All versions need an MTA to actually deliver the mail, but some versions are capable of using SMTP to talk to a remote MTA (the "smarthost", e.g. your ISP's mail server) and some can only pipe the message to /usr/sbin/sendmail to send the mail via a local MTA.

In the latter case, the local MTA could be a full-fledged MTA like sendmail or exim or postfix. Or it could be a simple send-only MTA like nullmailer or ssmtp. Or a slightly more sophisticated mini-MTA like msmtp that also supports queuing mail for later delivery.

In the Free Software & Open Source world, there are two main variants of the mailx package (which provides the mail command): bsd-mailx and heirloom-mailx.

bsd-mailx does not speak SMTP and can only send mail by piping it to /usr/sbin/sendmail

hierloom-mailx can speak SMTP to a smarthost as well as the traditional 'pipe-to-sendmail' method.

So, to answer your question "Do you need a mail server?". Yes, sort of. You need one but, depending on which version of mail you have installed, you may not have to install and configure it on your own system.

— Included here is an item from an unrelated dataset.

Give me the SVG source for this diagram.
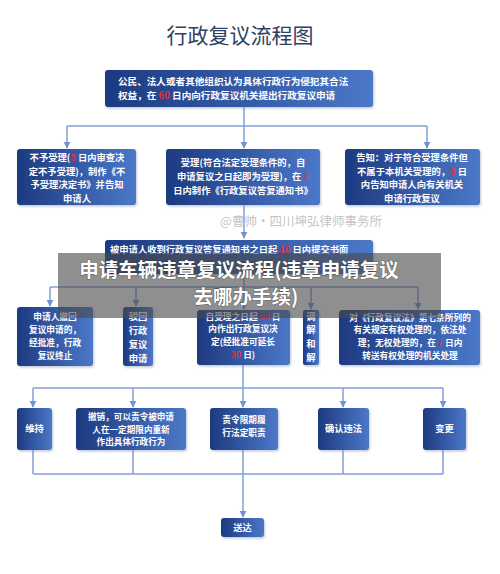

IMO, you are better off with a minimal MTA like msmtp than relying solely on a smarthost with heirloom-mailx because you still need to queue mail for later delivery when your internet connection is down or your smarthost is unreachable. With a local queue, mail and crond and other programs can just send-and-forget any mail. Without a local queue, they have to deal somehow with the error condition if the smarthost is unavailable.